Benefits and Compensation

Most Plans Comply with Grandfathering Rule for Money Purchase Pension Plans, IRS Says

Most of the plans the IRS has checked for compliance with the grandfathering requirements of 401(k) money purchase pension plans had acted appropriately, says the agency’s Employee Plans Compliance Unit. However, some plans made reporting mistakes on their annual Forms 5500.

The 401(k) Money Purchase Pension Plan project is a study the EPCU conducted to determine if money purchase pension plans with a 401(k) feature created after 1974 met the grandfathering requirements of Code Section 401(k)(1). Only a pre-ERISA money purchase pension plan can contain a qualified cash or deferred arrangement or 401(k) feature. Money purchase pension plans were no longer allowed to have a 401(k) feature after ERISA’s enactment unless they were grandfathered as part of an already existing plan arrangement.

Compliance contact letters were sent to more than 700 plan sponsors that filed an annual return showing that they were a money purchase pension plan with a 401(k) feature after ERISA’s enactment in 1974. Sponsors were asked to answer questions about their plan to determine if they had mistakenly adopted such a feature post-ERISA, and if so, to obtain correction.

Most Plans in Compliance

Most plan sponsors in the sample had merged a money purchase pension plan into a 401(k) profit-sharing plan because of the increased profit-sharing deduction rules, which began in 2002. These changes allowed a plan sponsor to contribute and deduct in a single plan what previously could only be contributed and deducted in two separate plans, according to the EPCU’s summary. Rather than maintaining two defined contribution plans, sponsors adopted or continued a 401(k) profit-sharing plan, discontinued the separate money purchase pension plan and merged its assets into the 401(k) profit-sharing plan.

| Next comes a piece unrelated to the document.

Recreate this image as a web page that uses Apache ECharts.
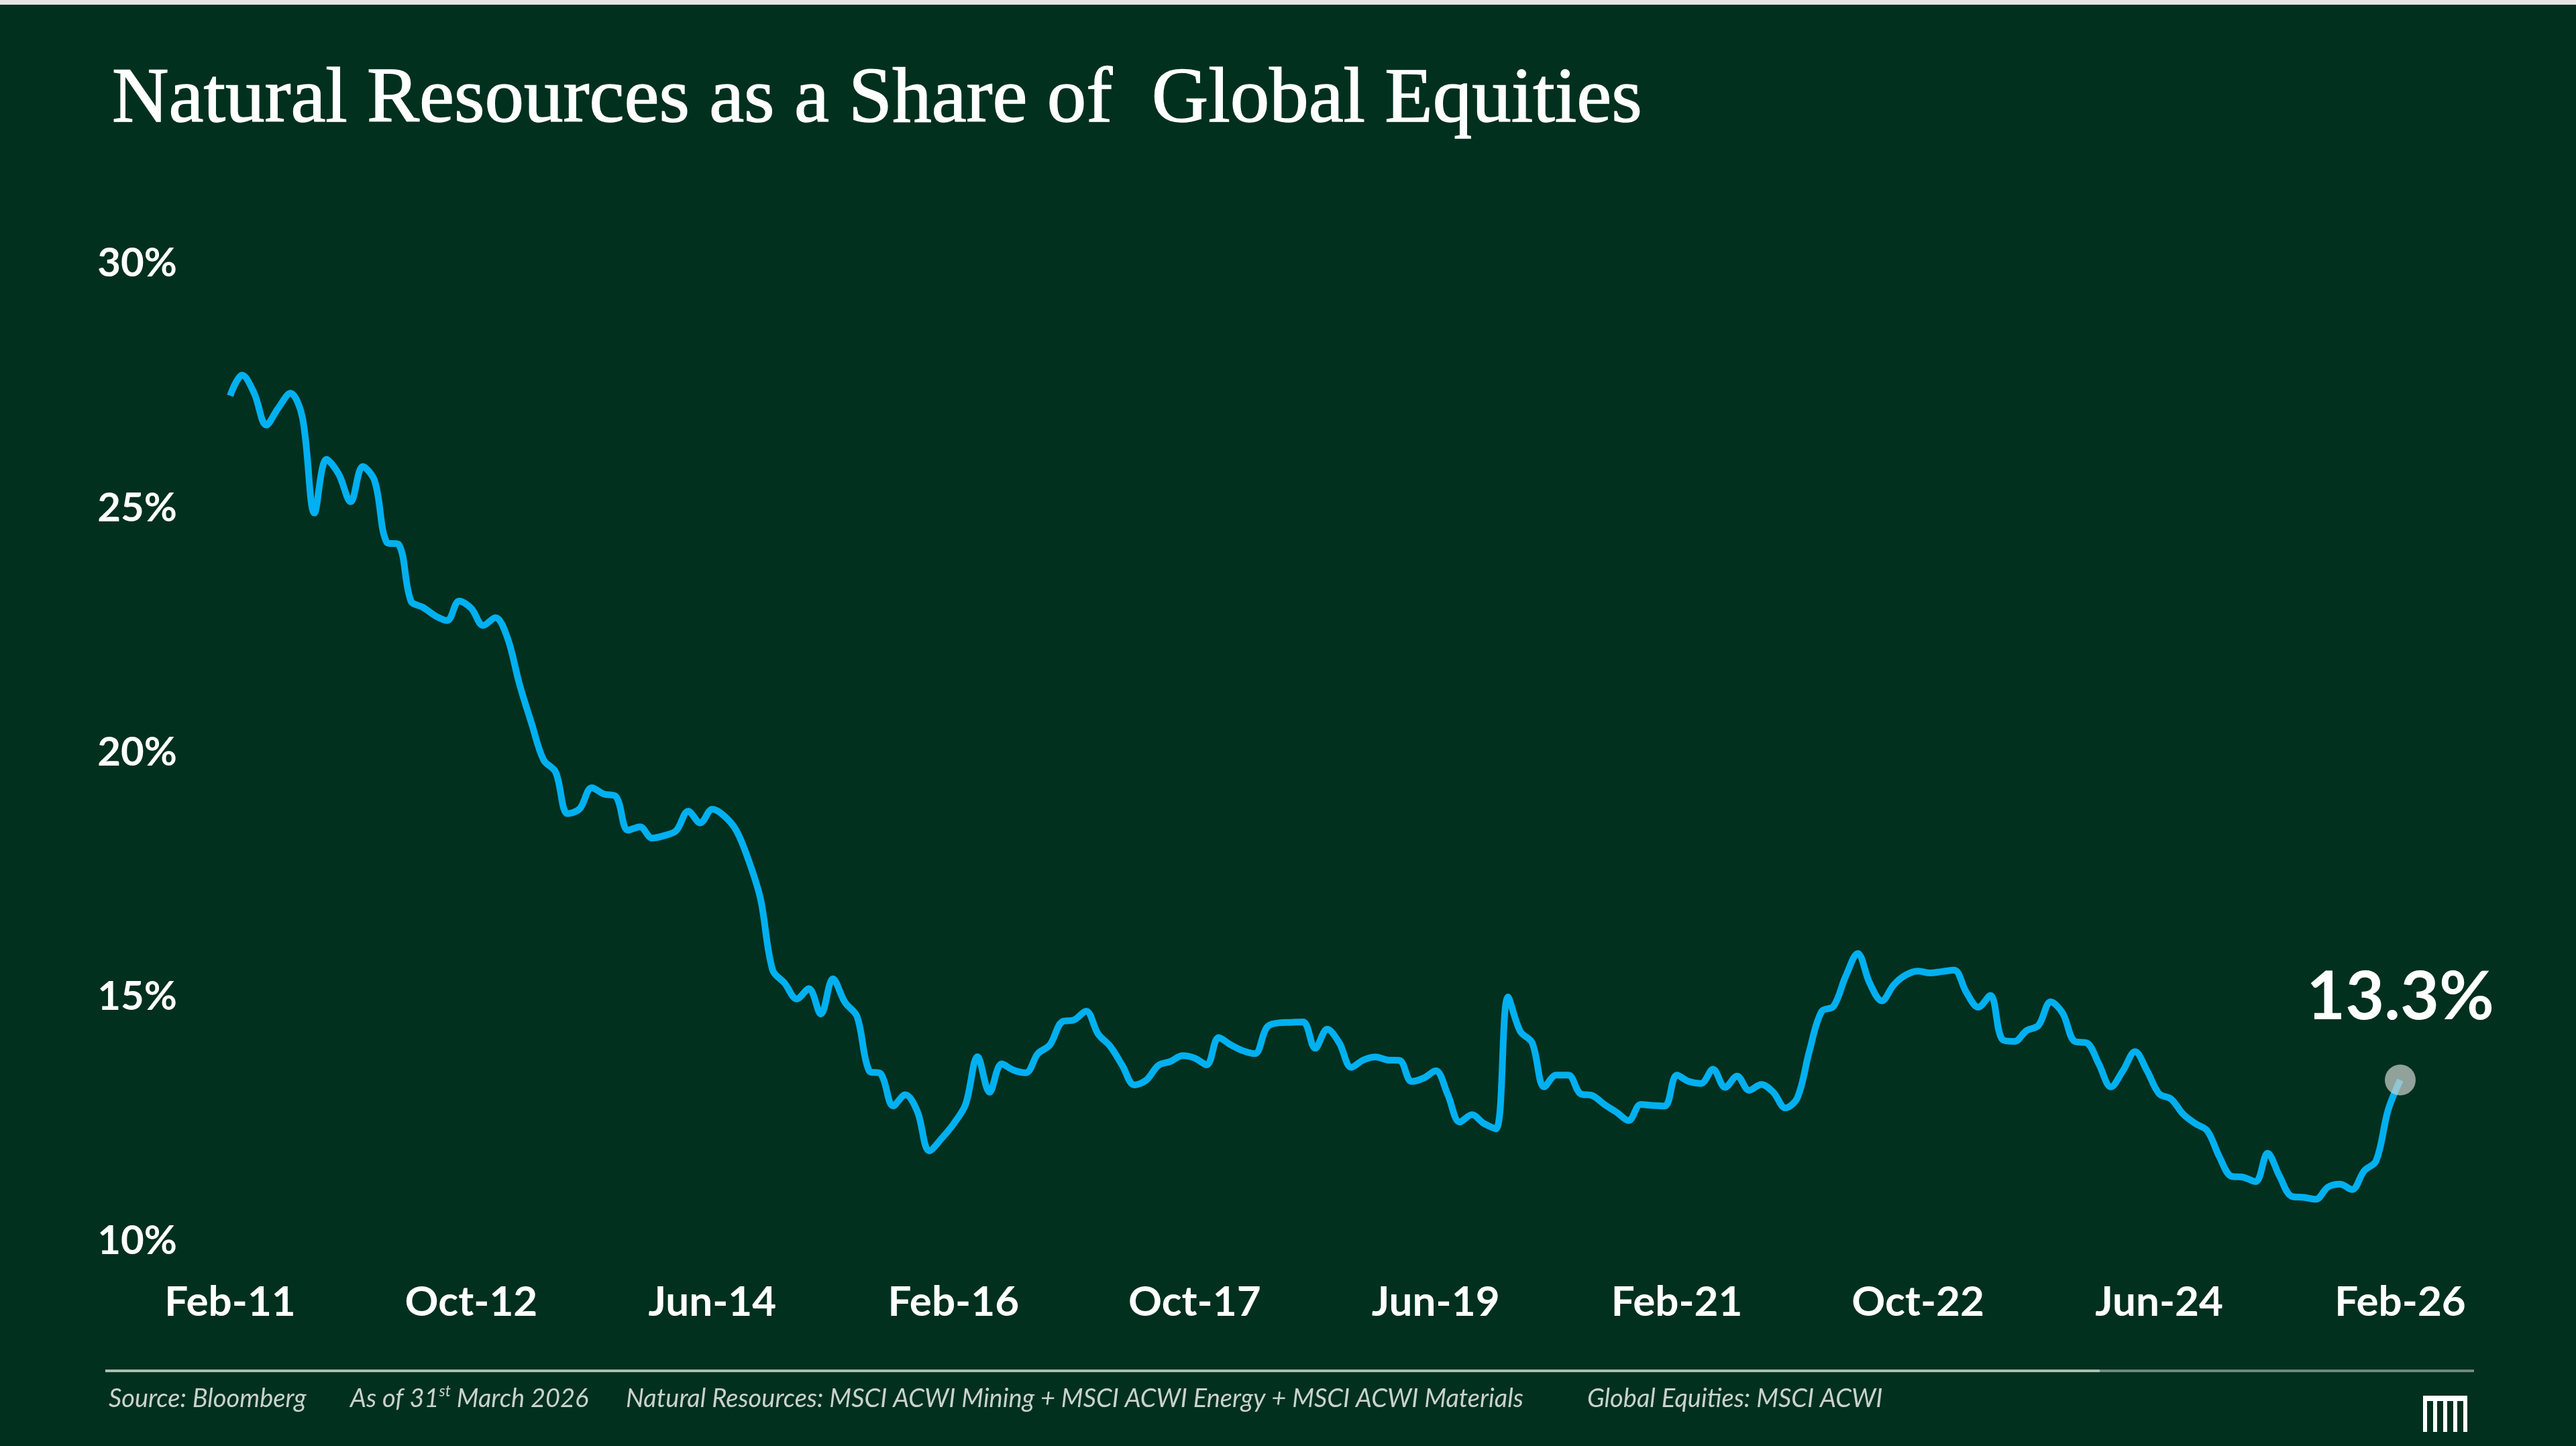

After the merger, sponsors reported that they had both a money purchase pension plan and a 401(k) profit-sharing plan on their Forms 5500, because of the special quality of the merged assets.

Only one plan sponsor in the sample incorrectly added a 401(k) feature to an already existing money purchase pension plan post-ERISA. Once brought to its attention, the plan sponsor corrected the error. A few plans that may not be in compliance were referred for examination.

Sponsors Appear Confused by Coding

Evidently the issue arose because of the different ways that the plan sponsors were reporting their plans on their Form 5500. EPCU had selected plans whose Forms 5500 plan characteristic code line listed that they were both a money purchase pension plan and a 401(k) plan.

However, when asked in the compliance contact letter if the plan was a DC plan, a money purchase pension plan or a 401(k) plan, some sponsors indicated their plans were either one of the latter two plans, but were not DC plans. This response was incorrect, according to the EPCU, because both money purchase pension and 401(k) plans are types of DC plans. In addition, a few plan sponsors said that their plans were only money purchase pension plans; a few indicated that their plans were neither that type of plan nor a 401(k) plan.

The EPCU recommended that to avoid errors on Form 5500, plan sponsors should review their plan’s characteristics and compare them to the pension feature code descriptions in the instructions to the forms.

The EPCU develops compliance projects and performs data analysis to focus on areas of potential noncompliance, according to its website. Most issues are resolved without an on-site examination of a plan’s books and records. To date, the EPCU has conducted more than 23,000 compliance checks.